Neither hostile nor fawning but measured, persistent and above all knowledgeable, Talese’s nicely modulated balance in tone was partly a happy accident, the product of a skilled writer doing an assignment he’d been ordered to do. Talese worked for weeks, and by his own count he interviewed over a hundred people, yet it’s manifest within every finely crafted sentence that the stakes in play here — capturing the biographical essentials of a celebrated singer with some degree of precision — are, after all, relatively low.

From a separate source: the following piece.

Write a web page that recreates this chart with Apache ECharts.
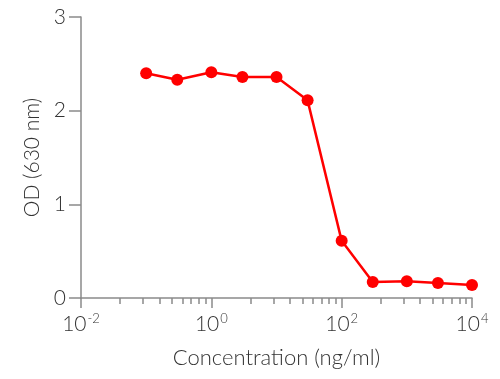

Somehow bringing those two poles together qualifies as a small miracle, and the chances of miraculous occurrences were helped along when eager young Turks fresh from the Times like Talese and David Halberstam cranked out one of these every couple months.

Everything about that culture — the magazines, the writers, the business model, the technology, and the readership — is gone. That’s not entirely to be lamented (for one thing barriers to entry in the longform writing marketplace have been lowered dramatically), but it does mean new work-arounds must be developed to approximate yesteryear’s triumphs. Even if longform isn’t an everyday occurrence, it could probably profit from us writing and editing and web-designing like it is.

“Longform” is too capacious as an adjective, too rare as a journalistic endeavor, too impractical as a business model (it has always required cross-subsidy of one kind or another, even in the golden era), and far too grandiose as a set of web practices. But as a genre of writing it holds promise still, if it can survive its successes.